Home > *Music, Reviews > Jag Panzer – The Scourge of the Light: Review

Jag Panzer – The Scourge of the Light: Review

On February 28, Jag Panzer released their latest album entitled The Scourge of the Light. It is their first album since the departure of their long-time guitarist, Chris Broderick, who is currently playing for Megadeth. The significance of this happening cannot be determined, but what is certain is that something that was once had is now missing in this album.

The Music (rating: B)

  1. Condemned to Fight
  2. The Setting of the Sun
  3. Bringing the End
  4. Call to Arms
  5. Cycles
  6. Overlord
  7. Let it Out
  8. Union
  9. Burn
  10. The Book of Kells

The Scourge of the Light has a general sound reminiscent of the rest of Jag Panzer’s work; it is a definitive mixture of heavy and power metal. It is quite guitar-heavy with gruff, powerful vocals which show a healthy range. The drums and bass are quite hard-hitting, but mainly used for support. This record gives basically what is expected from the band in terms of style.

But with quality, those with high expectations (such as myself) are left underpaid. There was great potential with this release, but it is simply left unreached. Inconsistency is the biggest issue in The Scourge of the Light. There are a few moments of marvel, but they are overwhelmed by generic riffs, bland solos, and uninspired vocal phrasing. As a result, not a single track on the record is memorable. A perfect example is the opening track, “Condemned to Fight”. It opens with a neat melody worked into very complimentary instrumentals – something that could really go somewhere. Instead of developing it further, the music moves on to an ordinary palm-muted, speed-picked riff with unnecessary typical shredding. This happens too much in this album, resulting in songs filled with unmemorable, standard sections.

The band members themselves are above standard, and that much is clear in this release. The area of concern is not their level of playing, but the lack of creativity within their playing. Yes, they can all play difficult arrangements and faster than most, but all the technical appreciation is lost in the mundane phrasing and lack of spontaneity.
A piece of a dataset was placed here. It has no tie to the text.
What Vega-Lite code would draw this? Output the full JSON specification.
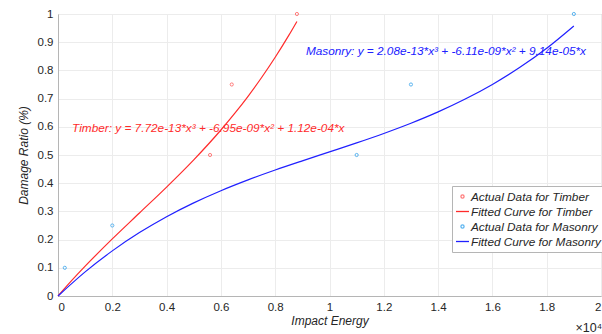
{
  "$schema": "https://vega.github.io/schema/vega-lite/v6.json",
  "width": 543,
  "height": 282,
  "autosize": {"type": "none"},
  "padding": {"left": 58, "top": 14, "right": 1, "bottom": 38},
  "background": "white",
  "config": {
    "font": "Liberation Sans",
    "view": {"stroke": "#b5b5b5", "strokeWidth": 1},
    "axis": {
      "labelFont": "Liberation Sans",
      "labelFontSize": 11.5,
      "labelColor": "#262626",
      "titleFont": "Liberation Sans",
      "titleFontSize": 12,
      "titleFontWeight": "normal",
      "titleFontStyle": "italic",
      "titleColor": "#262626",
      "domainColor": "#b5b5b5",
      "gridColor": "#ececec",
      "ticks": false
    }
  },
  "datasets": {
    "pts": [
      {"series": "Actual Data for Timber", "energy": 5600, "ratio": 0.5},
      {"series": "Actual Data for Timber", "energy": 6400, "ratio": 0.75},
      {"series": "Actual Data for Timber", "energy": 8800, "ratio": 1.0},
      {"series": "Actual Data for Masonry", "energy": 250, "ratio": 0.1},
      {"series": "Actual Data for Masonry", "energy": 2000, "ratio": 0.25},
      {"series": "Actual Data for Masonry", "energy": 11000, "ratio": 0.5},
      {"series": "Actual Data for Masonry", "energy": 13000, "ratio": 0.75},
      {"series": "Actual Data for Masonry", "energy": 19000, "ratio": 1.0}
    ],
    "fit": [
      {"series": "Fitted Curve for Timber", "energy": 0, "ratio": 0},
      {"series": "Fitted Curve for Timber", "energy": 500, "ratio": 0.0544},
      {"series": "Fitted Curve for Timber", "energy": 1000, "ratio": 0.1058},
      {"series": "Fitted Curve for Timber", "energy": 2000, "ratio": 0.2024},
      {"series": "Fitted Curve for Timber", "energy": 3000, "ratio": 0.2943},
      {"series": "Fitted Curve for Timber", "energy": 4000, "ratio": 0.3862},
      {"series": "Fitted Curve for Timber", "energy": 5000, "ratio": 0.4828},
      {"series": "Fitted Curve for Timber", "energy": 6000, "ratio": 0.5886},
      {"series": "Fitted Curve for Timber", "energy": 6500, "ratio": 0.6464},
      {"series": "Fitted Curve for Timber", "energy": 7000, "ratio": 0.7082},
      {"series": "Fitted Curve for Timber", "energy": 7500, "ratio": 0.7748},
      {"series": "Fitted Curve for Timber", "energy": 8000, "ratio": 0.8465},
      {"series": "Fitted Curve for Timber", "energy": 8500, "ratio": 0.924},
      {"series": "Fitted Curve for Timber", "energy": 8800, "ratio": 0.9735},
      {"series": "Fitted Curve for Masonry", "energy": 0, "ratio": 0},
      {"series": "Fitted Curve for Masonry", "energy": 1000, "ratio": 0.0855},
      {"series": "Fitted Curve for Masonry", "energy": 2000, "ratio": 0.16},
      {"series": "Fitted Curve for Masonry", "energy": 3000, "ratio": 0.2248},
      {"series": "Fitted Curve for Masonry", "energy": 4000, "ratio": 0.2812},
      {"series": "Fitted Curve for Masonry", "energy": 5000, "ratio": 0.3303},
      {"series": "Fitted Curve for Masonry", "energy": 6000, "ratio": 0.3734},
      {"series": "Fitted Curve for Masonry", "energy": 7000, "ratio": 0.4118},
      {"series": "Fitted Curve for Masonry", "energy": 8000, "ratio": 0.4467},
      {"series": "Fitted Curve for Masonry", "energy": 9000, "ratio": 0.4793},
      {"series": "Fitted Curve for Masonry", "energy": 10000, "ratio": 0.511},
      {"series": "Fitted Curve for Masonry", "energy": 11000, "ratio": 0.5429},
      {"series": "Fitted Curve for Masonry", "energy": 12000, "ratio": 0.5764},
      {"series": "Fitted Curve for Masonry", "energy": 13000, "ratio": 0.6126},
      {"series": "Fitted Curve for Masonry", "energy": 14000, "ratio": 0.6528},
      {"series": "Fitted Curve for Masonry", "energy": 15000, "ratio": 0.6983},
      {"series": "Fitted Curve for Masonry", "energy": 16000, "ratio": 0.7502},
      {"series": "Fitted Curve for Masonry", "energy": 17000, "ratio": 0.8099},
      {"series": "Fitted Curve for Masonry", "energy": 18000, "ratio": 0.8786},
      {"series": "Fitted Curve for Masonry", "energy": 19000, "ratio": 0.9576}
    ],
    "timberNote": [
      {"label": "Timber: y = 7.72e-13*x³ + -6.95e-09*x² + 1.12e-04*x", "energy": 520, "ratio": 0.597}
    ],
    "masonryNote": [
      {"label": "Masonry: y = 2.08e-13*x³ + -6.11e-09*x² + 9.14e-05*x", "energy": 9130, "ratio": 0.868}
    ],
    "scaleNote": [
      {"label": "×10⁴", "energy": 20000, "ratio": 0}
    ]
  },
  "encoding": {
    "x": {
      "field": "energy", "type": "quantitative",
      "scale": {"domain": [0, 20000], "nice": false},
      "axis": {"values": [0, 2000, 4000, 6000, 8000, 10000, 12000, 14000, 16000, 18000, 20000],
               "labelOverlap": false,
               "labelExpr": "format(datum.value/10000, '.1~f')",
               "title": "Impact Energy", "labelPadding": 5, "titlePadding": 3, "grid": true}
    },
    "y": {
      "field": "ratio", "type": "quantitative",
      "scale": {"domain": [0, 1], "nice": false},
      "axis": {"values": [0, 0.1, 0.2, 0.3, 0.4, 0.5, 0.6, 0.7, 0.8, 0.9, 1],
               "labelOverlap": false,
               "format": ".1~f", "title": "Damage Ratio (%)", "labelPadding": 5, "titlePadding": 7, "grid": true}
    }
  },
  "layer": [
    {
      "data": {"name": "fit"},
      "mark": {"type": "line", "interpolate": "monotone", "strokeWidth": 1.2},
      "encoding": {
        "color": {
          "field": "series", "type": "nominal",
          "scale": {
            "domain": ["Actual Data for Timber", "Fitted Curve for Timber", "Actual Data for Masonry", "Fitted Curve for Masonry"],
            "range": ["#ff7a7a", "#ff2b2b", "#5ab4f0", "#2020ff"]
          },
          "legend": {
            "title": null,
            "orient": "none",
            "legendX": 394,
            "legendY": 172,
            "labelFont": "Liberation Sans",
            "labelFontSize": 11.8,
            "labelFontStyle": "italic",
            "labelColor": "#262626",
            "strokeColor": "#b5b5b5",
            "fillColor": "white",
            "padding": 3,
            "rowPadding": 0,
            "labelOffset": 1,
            "symbolSize": 170,
            "symbolType": "stroke",
            "symbolStrokeWidth": 1.3,
            "encode": {
              "symbols": {
                "update": {
                  "shape": {"signal": "datum.label === 'Actual Data for Timber' || datum.label === 'Actual Data for Masonry' ? 'circle' : 'stroke'"},
                  "size": {"signal": "datum.label === 'Actual Data for Timber' || datum.label === 'Actual Data for Masonry' ? 10 : 170"}
                }
              }
            }
          }
        }
      }
    },
    {
      "data": {"name": "pts"},
      "mark": {"type": "point", "filled": false, "size": 10, "strokeWidth": 1, "opacity": 1},
      "encoding": {
        "color": {"field": "series", "type": "nominal"}
      }
    },
    {
      "data": {"name": "timberNote"},
      "mark": {"type": "text", "align": "left", "baseline": "middle", "font": "Liberation Sans", "fontSize": 11.8, "fontStyle": "italic", "color": "#ff2b2b"},
      "encoding": {
        "text": {"field": "label"}
      }
    },
    {
      "data": {"name": "masonryNote"},
      "mark": {"type": "text", "align": "left", "baseline": "middle", "font": "Liberation Sans", "fontSize": 11.8, "fontStyle": "italic", "color": "#2020ff"},
      "encoding": {
        "text": {"field": "label"}
      }
    },
    {
      "data": {"name": "scaleNote"},
      "mark": {"type": "text", "align": "right", "baseline": "middle", "dy": 32, "dx": 1, "font": "Liberation Sans", "fontSize": 12.5, "color": "#262626"},
      "encoding": {
        "text": {"field": "label"}
      }
    }
  ]
}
Again, this all leads back to why the songs are unmemorable.

Still, the record is a semi-enjoyable listen. There is nothing really wrong with it, but there also is nothing really right. It is not a must-hear, but it surely is not a wasted hour. If expectations are neutral or anything below, this release cannot disappoint. The Scourge of the Light is basically a major tease in which Jag Panzer shows how great they could be but never actually hit that level.